* begin *
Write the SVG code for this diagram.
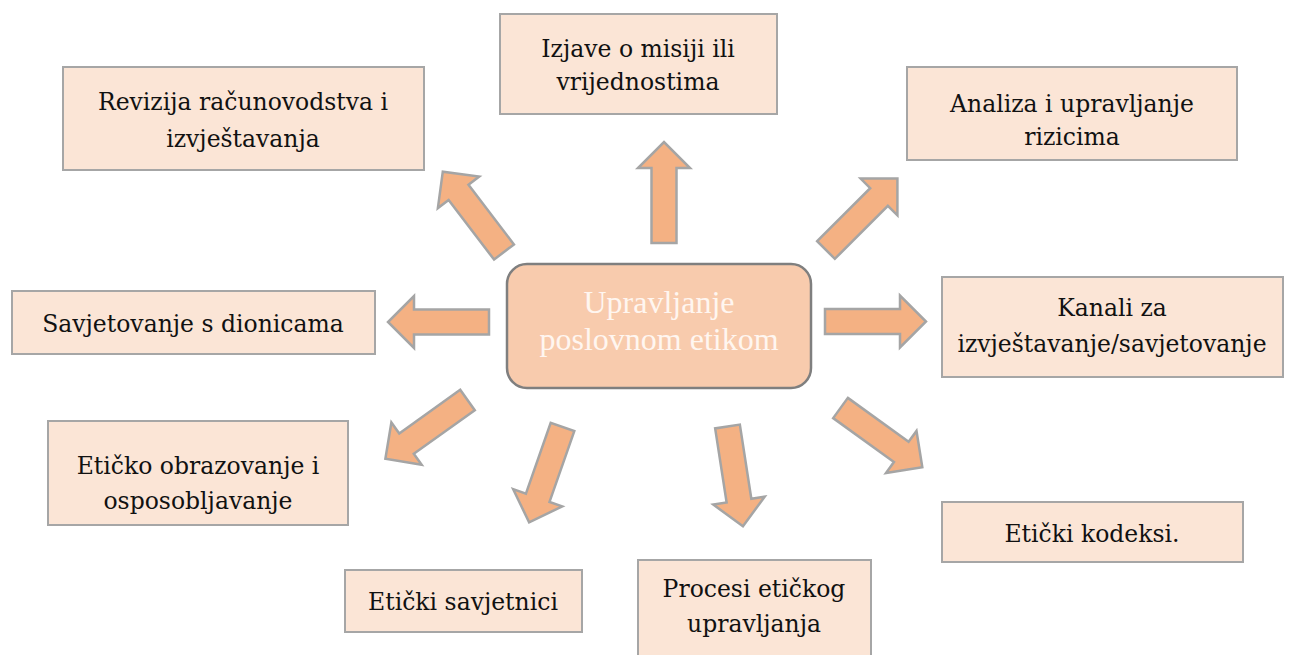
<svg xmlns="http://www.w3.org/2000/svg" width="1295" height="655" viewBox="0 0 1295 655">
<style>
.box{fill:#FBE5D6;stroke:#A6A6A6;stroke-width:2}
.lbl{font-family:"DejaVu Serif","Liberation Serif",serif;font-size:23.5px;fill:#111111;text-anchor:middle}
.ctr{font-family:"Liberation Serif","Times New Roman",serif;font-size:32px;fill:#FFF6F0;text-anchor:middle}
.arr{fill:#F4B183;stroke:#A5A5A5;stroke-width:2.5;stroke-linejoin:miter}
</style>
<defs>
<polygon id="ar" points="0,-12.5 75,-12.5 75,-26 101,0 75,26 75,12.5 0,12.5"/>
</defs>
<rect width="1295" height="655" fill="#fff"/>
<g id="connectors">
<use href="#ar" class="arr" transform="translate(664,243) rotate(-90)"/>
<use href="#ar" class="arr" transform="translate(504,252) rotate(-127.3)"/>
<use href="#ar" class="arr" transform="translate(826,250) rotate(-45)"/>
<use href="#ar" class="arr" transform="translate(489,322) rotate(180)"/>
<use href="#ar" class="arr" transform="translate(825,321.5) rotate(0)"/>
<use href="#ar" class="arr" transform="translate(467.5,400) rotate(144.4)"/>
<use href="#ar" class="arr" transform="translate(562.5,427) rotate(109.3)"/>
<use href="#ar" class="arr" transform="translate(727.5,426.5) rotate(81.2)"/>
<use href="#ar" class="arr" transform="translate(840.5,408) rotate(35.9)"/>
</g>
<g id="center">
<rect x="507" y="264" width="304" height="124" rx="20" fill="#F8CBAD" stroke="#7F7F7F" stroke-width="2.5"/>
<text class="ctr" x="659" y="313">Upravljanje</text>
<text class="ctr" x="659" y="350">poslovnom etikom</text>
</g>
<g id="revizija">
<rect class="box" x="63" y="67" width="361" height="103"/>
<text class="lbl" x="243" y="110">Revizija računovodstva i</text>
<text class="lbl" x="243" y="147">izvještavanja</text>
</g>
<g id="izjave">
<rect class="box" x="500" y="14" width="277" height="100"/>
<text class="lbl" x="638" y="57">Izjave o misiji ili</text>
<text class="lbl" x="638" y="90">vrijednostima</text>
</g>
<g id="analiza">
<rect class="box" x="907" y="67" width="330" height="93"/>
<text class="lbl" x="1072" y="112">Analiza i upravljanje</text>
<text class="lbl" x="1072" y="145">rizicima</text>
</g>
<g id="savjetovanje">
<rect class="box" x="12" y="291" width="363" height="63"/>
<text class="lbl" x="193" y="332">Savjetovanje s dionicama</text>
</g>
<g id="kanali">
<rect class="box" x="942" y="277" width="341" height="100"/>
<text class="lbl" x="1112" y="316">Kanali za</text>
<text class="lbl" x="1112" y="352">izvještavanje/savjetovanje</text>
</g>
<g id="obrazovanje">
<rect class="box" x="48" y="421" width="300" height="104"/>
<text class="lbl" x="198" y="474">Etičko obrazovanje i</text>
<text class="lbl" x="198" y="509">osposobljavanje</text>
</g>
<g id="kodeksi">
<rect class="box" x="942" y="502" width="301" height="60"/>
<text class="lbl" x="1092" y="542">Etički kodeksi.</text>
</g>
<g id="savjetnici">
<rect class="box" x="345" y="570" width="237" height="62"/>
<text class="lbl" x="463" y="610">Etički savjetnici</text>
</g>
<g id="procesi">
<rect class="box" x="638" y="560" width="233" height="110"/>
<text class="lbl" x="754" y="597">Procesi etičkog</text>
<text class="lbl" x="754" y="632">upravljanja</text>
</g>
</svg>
* end *
*WHAT YOU SHOULD DO*. Your task is to repeat the material above exactly, without its pictures.

*FINAL RESULT*.
Write the SVG code for this diagram.
<svg xmlns="http://www.w3.org/2000/svg" width="1295" height="655" viewBox="0 0 1295 655">
<style>
.box{fill:#FBE5D6;stroke:#A6A6A6;stroke-width:2}
.lbl{font-family:"DejaVu Serif","Liberation Serif",serif;font-size:23.5px;fill:#111111;text-anchor:middle}
.ctr{font-family:"Liberation Serif","Times New Roman",serif;font-size:32px;fill:#FFF6F0;text-anchor:middle}
.arr{fill:#F4B183;stroke:#A5A5A5;stroke-width:2.5;stroke-linejoin:miter}
</style>
<defs>
<polygon id="ar" points="0,-12.5 75,-12.5 75,-26 101,0 75,26 75,12.5 0,12.5"/>
</defs>
<rect width="1295" height="655" fill="#fff"/>
<g id="connectors">
<use href="#ar" class="arr" transform="translate(664,243) rotate(-90)"/>
<use href="#ar" class="arr" transform="translate(504,252) rotate(-127.3)"/>
<use href="#ar" class="arr" transform="translate(826,250) rotate(-45)"/>
<use href="#ar" class="arr" transform="translate(489,322) rotate(180)"/>
<use href="#ar" class="arr" transform="translate(825,321.5) rotate(0)"/>
<use href="#ar" class="arr" transform="translate(467.5,400) rotate(144.4)"/>
<use href="#ar" class="arr" transform="translate(562.5,427) rotate(109.3)"/>
<use href="#ar" class="arr" transform="translate(727.5,426.5) rotate(81.2)"/>
<use href="#ar" class="arr" transform="translate(840.5,408) rotate(35.9)"/>
</g>
<g id="center">
<rect x="507" y="264" width="304" height="124" rx="20" fill="#F8CBAD" stroke="#7F7F7F" stroke-width="2.5"/>
<text class="ctr" x="659" y="313">Upravljanje</text>
<text class="ctr" x="659" y="350">poslovnom etikom</text>
</g>
<g id="revizija">
<rect class="box" x="63" y="67" width="361" height="103"/>
<text class="lbl" x="243" y="110">Revizija računovodstva i</text>
<text class="lbl" x="243" y="147">izvještavanja</text>
</g>
<g id="izjave">
<rect class="box" x="500" y="14" width="277" height="100"/>
<text class="lbl" x="638" y="57">Izjave o misiji ili</text>
<text class="lbl" x="638" y="90">vrijednostima</text>
</g>
<g id="analiza">
<rect class="box" x="907" y="67" width="330" height="93"/>
<text class="lbl" x="1072" y="112">Analiza i upravljanje</text>
<text class="lbl" x="1072" y="145">rizicima</text>
</g>
<g id="savjetovanje">
<rect class="box" x="12" y="291" width="363" height="63"/>
<text class="lbl" x="193" y="332">Savjetovanje s dionicama</text>
</g>
<g id="kanali">
<rect class="box" x="942" y="277" width="341" height="100"/>
<text class="lbl" x="1112" y="316">Kanali za</text>
<text class="lbl" x="1112" y="352">izvještavanje/savjetovanje</text>
</g>
<g id="obrazovanje">
<rect class="box" x="48" y="421" width="300" height="104"/>
<text class="lbl" x="198" y="474">Etičko obrazovanje i</text>
<text class="lbl" x="198" y="509">osposobljavanje</text>
</g>
<g id="kodeksi">
<rect class="box" x="942" y="502" width="301" height="60"/>
<text class="lbl" x="1092" y="542">Etički kodeksi.</text>
</g>
<g id="savjetnici">
<rect class="box" x="345" y="570" width="237" height="62"/>
<text class="lbl" x="463" y="610">Etički savjetnici</text>
</g>
<g id="procesi">
<rect class="box" x="638" y="560" width="233" height="110"/>
<text class="lbl" x="754" y="597">Procesi etičkog</text>
<text class="lbl" x="754" y="632">upravljanja</text>
</g>
</svg>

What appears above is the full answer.